Word document translation issues

Open micche78 opened this issue 6 years ago • 3 comments

myname.docx myname.it.docx

Translating the partial formatted phrase "My name is Michael" result in two issues:

  1. the phrase is splitted in three parts because "is" is in bold, so the meaning is lost
  2. "is" is translated to the verb definition instead of literal translation

micche78 avatar Jul 08 '19 14:07 micche78

Indeed the system does not deal well with in-sentence markup. This is an artefact of OpenXML which does not keep sentences contiguous if there is inline markup. Options are:

  1. Replace OpenXML logic with HTML. That is ugly, because it would require a good OpenXML<>HTML converter. Which Office is, but then this would require Office for all Office documents. OR

  2. Go a bit deeper in simplifying OpenXML. That would come at the expense of losing the inline markup.

In short: Not a golden solution in sight.

chriswendt1 avatar Jul 08 '19 14:07 chriswendt1

Thanks Chris, losing the inline markup is acceptable, is there any example to achieve that?

micche78 avatar Jul 09 '19 15:07 micche78

Just sent Chris PPTX files with in-line formatting such as italics and bold face...

When parsing files with the OKAPI framework, inline tags no longer impact translations; i.e., the application sends the complete sentence - not fragments - to MSFT Translator.

That said, parsing in Document Translator v2.6 is much better than in v2.1.1. Here is an exmample translating text with inline tags from German to English, using Document Translator v2.6:

No inline tags in source: Source: Geben Sie Ihren Text in das Quelltextfeld ein und klicken Sie auf die Schaltfläche Übersetzen. Target: Enter your text in the source box and click the Translate button.

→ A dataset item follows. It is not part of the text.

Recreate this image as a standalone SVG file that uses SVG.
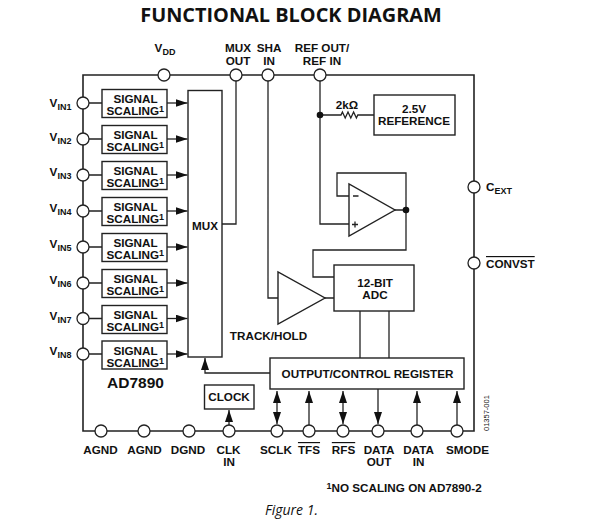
<svg xmlns="http://www.w3.org/2000/svg" width="593" height="522" viewBox="0 0 593 522">
<style>
text{font-family:"Liberation Sans",Arial,sans-serif;font-weight:700;font-size:11.7px;fill:#111;text-anchor:middle}
.s{font-size:9px}
.l{text-anchor:start}
.box{fill:#fff;stroke:#222;stroke-width:1.4}
.pin{fill:#fff;stroke:#222;stroke-width:1.3}
.w{fill:none;stroke:#222;stroke-width:1.3}
.f{fill:none;stroke:#222;stroke-width:1.6}
.ov{text-decoration:overline}
</style>
<defs>
<marker id="a" markerUnits="userSpaceOnUse" markerWidth="14" markerHeight="10" refX="12" refY="4" orient="auto-start-reverse"><path d="M0 0L12 4L0 8z" fill="#111"/></marker>
</defs>
<rect width="593" height="522" fill="#fff"/>
<text x="291" y="22" style="font-family:'Open Sans',sans-serif;font-size:19.9px">FUNCTIONAL BLOCK DIAGRAM</text>
<g id="connectors">
<path class="f" d="M83 75H474V431H83Z"/>
<path class="w" d="M83 103H102M83 139H102M83 175H102M83 211H102M83 247H102M83 283H102M83 318.500H102M83 354H102"/>
<path class="w" marker-end="url(#a)" d="M167 103H187.500"/>
<path class="w" marker-end="url(#a)" d="M167 139H187.500"/>
<path class="w" marker-end="url(#a)" d="M167 175H187.500"/>
<path class="w" marker-end="url(#a)" d="M167 211H187.500"/>
<path class="w" marker-end="url(#a)" d="M167 247H187.500"/>
<path class="w" marker-end="url(#a)" d="M167 283H187.500"/>
<path class="w" marker-end="url(#a)" d="M167 318.500H187.500"/>
<path class="w" marker-end="url(#a)" d="M167 354H187.500"/>
<path class="w" d="M222 224H236V75M268 75V298H278M325 298H334M320 75V224H349M320 115H341l1.400-3 2.800 6 2.800-6 2.800 6 2.800-6 2.800 6 1.400-3H374M349 196H337V173H406V250H313V277H334M395 210H406M360 311V358M389 311V358"/>
<path class="w" marker-end="url(#a)" d="M270 373H205V358"/>
<path class="w" marker-end="url(#a)" d="M229 431V410"/>
<path class="w" marker-start="url(#a)" marker-end="url(#a)" d="M277 391V424"/>
<path class="w" marker-start="url(#a)" marker-end="url(#a)" d="M343 391V424"/>
<path class="w" marker-end="url(#a)" d="M309 425V391"/>
<path class="w" marker-end="url(#a)" d="M417 425V391"/>
<path class="w" marker-end="url(#a)" d="M457 425V391"/>
<path class="w" marker-end="url(#a)" d="M378 389V424"/>
<circle cx="320" cy="115" r="3.300" fill="#111"/>
<circle cx="406" cy="210" r="3.300" fill="#111"/>
</g>
<g id="mux"><rect class="box" x="188" y="90.500" width="34" height="266.500"/><text x="205" y="230">MUX</text></g>
<g id="scale1"><rect class="box" x="102" y="89.500" width="65" height="28"/><text x="135.500" y="103">SIGNAL</text><text class="l" x="106.500" y="115">SCALING<tspan class="s" dy="-3">1</tspan></text></g>
<g id="scale2"><rect class="box" x="102" y="125.500" width="65" height="28"/><text x="135.500" y="139">SIGNAL</text><text class="l" x="106.500" y="151">SCALING<tspan class="s" dy="-3">1</tspan></text></g>
<g id="scale3"><rect class="box" x="102" y="161.500" width="65" height="28"/><text x="135.500" y="175">SIGNAL</text><text class="l" x="106.500" y="187">SCALING<tspan class="s" dy="-3">1</tspan></text></g>
<g id="scale4"><rect class="box" x="102" y="197.500" width="65" height="28"/><text x="135.500" y="211">SIGNAL</text><text class="l" x="106.500" y="223">SCALING<tspan class="s" dy="-3">1</tspan></text></g>
<g id="scale5"><rect class="box" x="102" y="233.500" width="65" height="28"/><text x="135.500" y="247">SIGNAL</text><text class="l" x="106.500" y="259">SCALING<tspan class="s" dy="-3">1</tspan></text></g>
<g id="scale6"><rect class="box" x="102" y="269.500" width="65" height="28"/><text x="135.500" y="283">SIGNAL</text><text class="l" x="106.500" y="295">SCALING<tspan class="s" dy="-3">1</tspan></text></g>
<g id="scale7"><rect class="box" x="102" y="305.500" width="65" height="28"/><text x="135.500" y="319">SIGNAL</text><text class="l" x="106.500" y="331">SCALING<tspan class="s" dy="-3">1</tspan></text></g>
<g id="scale8"><rect class="box" x="102" y="341" width="65" height="28"/><text x="135.500" y="355">SIGNAL</text><text class="l" x="106.500" y="366.500">SCALING<tspan class="s" dy="-3">1</tspan></text></g>
<text id="part" x="135.500" y="388" style="font-size:15.500px">AD7890</text>
<g id="reference"><rect class="box" x="374" y="95" width="81" height="40"/><text x="414" y="112.500">2.5V</text><text x="414" y="124.500">REFERENCE</text></g>
<text x="347" y="109">2kΩ</text>
<g id="opamp"><path class="box" d="M349 184V236L395 210Z"/><path class="w" d="M353 196H358.500M352 224.500H358M355 221.500V227.500"/></g>
<g id="adc"><rect class="box" x="334" y="265" width="80" height="46"/><text x="375" y="287">12-BIT</text><text x="375" y="299">ADC</text></g>
<g id="trackhold"><path class="box" d="M278 272V324L325 298Z"/><text x="268.500" y="340">TRACK/HOLD</text></g>
<g id="register"><rect class="box" x="270" y="358" width="194" height="31"/><text x="367.500" y="378">OUTPUT/CONTROL REGISTER</text></g>
<g id="clock"><rect class="box" x="204.500" y="385" width="49.500" height="24"/><text x="229" y="401">CLOCK</text></g>
<g id="pin-vdd"><circle class="pin" cx="164" cy="75" r="6"/><text x="165" y="52">V<tspan class="s" dy="3">DD</tspan></text></g>
<g id="pin-muxout"><circle class="pin" cx="236" cy="75" r="6"/><text x="238" y="52">MUX</text><text x="238" y="64.500">OUT</text></g>
<g id="pin-shain"><circle class="pin" cx="268" cy="75" r="6"/><text x="269" y="52">SHA</text><text x="269" y="64.500">IN</text></g>
<g id="pin-ref"><circle class="pin" cx="320" cy="75" r="6"/><text x="322" y="52">REF OUT/</text><text x="322" y="64.500">REF IN</text></g>
<g id="pin-vin1"><circle class="pin" cx="83" cy="103" r="6"/><text x="60.500" y="107">V<tspan class="s" dy="3">IN1</tspan></text></g>
<g id="pin-vin2"><circle class="pin" cx="83" cy="139" r="6"/><text x="60.500" y="141">V<tspan class="s" dy="3">IN2</tspan></text></g>
<g id="pin-vin3"><circle class="pin" cx="83" cy="175" r="6"/><text x="60.500" y="176">V<tspan class="s" dy="3">IN3</tspan></text></g>
<g id="pin-vin4"><circle class="pin" cx="83" cy="211" r="6"/><text x="60.500" y="212">V<tspan class="s" dy="3">IN4</tspan></text></g>
<g id="pin-vin5"><circle class="pin" cx="83" cy="247" r="6"/><text x="60.500" y="248">V<tspan class="s" dy="3">IN5</tspan></text></g>
<g id="pin-vin6"><circle class="pin" cx="83" cy="283" r="6"/><text x="60.500" y="283.500">V<tspan class="s" dy="3">IN6</tspan></text></g>
<g id="pin-vin7"><circle class="pin" cx="83" cy="318.500" r="6"/><text x="60.500" y="319.500">V<tspan class="s" dy="3">IN7</tspan></text></g>
<g id="pin-vin8"><circle class="pin" cx="83" cy="354" r="6"/><text x="60.500" y="355">V<tspan class="s" dy="3">IN8</tspan></text></g>
<g id="pin-cext"><circle class="pin" cx="474" cy="187" r="6"/><text class="l" x="486" y="191">C<tspan class="s" dy="3">EXT</tspan></text></g>
<g id="pin-convst"><circle class="pin" cx="474" cy="263" r="6"/><text class="l ov" x="486" y="268">CONVST</text></g>
<g id="pin-agnd1"><circle class="pin" cx="101" cy="431" r="6"/><text x="100.500" y="454">AGND</text></g>
<g id="pin-agnd2"><circle class="pin" cx="144" cy="431" r="6"/><text x="144.500" y="454">AGND</text></g>
<g id="pin-dgnd"><circle class="pin" cx="189" cy="431" r="6"/><text x="188" y="454">DGND</text></g>
<g id="pin-clkin"><circle class="pin" cx="229" cy="431" r="6"/><text x="228.500" y="454">CLK</text><text x="229" y="466">IN</text></g>
<g id="pin-sclk"><circle class="pin" cx="277" cy="431" r="6"/><text x="276" y="454">SCLK</text></g>
<g id="pin-tfs"><circle class="pin" cx="309" cy="431" r="6"/><text class="ov" x="309" y="454">TFS</text></g>
<g id="pin-rfs"><circle class="pin" cx="343" cy="431" r="6"/><text class="ov" x="343.500" y="454">RFS</text></g>
<g id="pin-dataout"><circle class="pin" cx="378" cy="431" r="6"/><text x="379" y="454">DATA</text><text x="379" y="466">OUT</text></g>
<g id="pin-datain"><circle class="pin" cx="417" cy="431" r="6"/><text x="418.500" y="454">DATA</text><text x="418.500" y="466">IN</text></g>
<g id="pin-smode"><circle class="pin" cx="457" cy="431" r="6"/><text x="467.500" y="454">SMODE</text></g>
<text transform="translate(489 431) rotate(-90)" class="l" style="font-size:7.500px;font-weight:400">01357-001</text>
<text class="l" x="326.500" y="492"><tspan class="s" dy="-3">1</tspan><tspan dy="3">NO SCALING ON AD7890-2</tspan></text>
<text x="291.500" y="515" style="font-family:'Open Sans',sans-serif;font-weight:400;font-style:italic;font-size:14px">Figure 1.</text>
</svg>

Inline tags in source: Source: Geben Sie Ihren Text in das Quelltextfeld ein und klicken Sie auf die Schaltfläche Übersetzen. Target: Give your Text into the source code field and click button on the Translate button.

Parsed with OKAPI the Target is as follows:

Enter your text in the source box and click the Translate button.

georgkirchner avatar May 08 '20 18:05 georgkirchner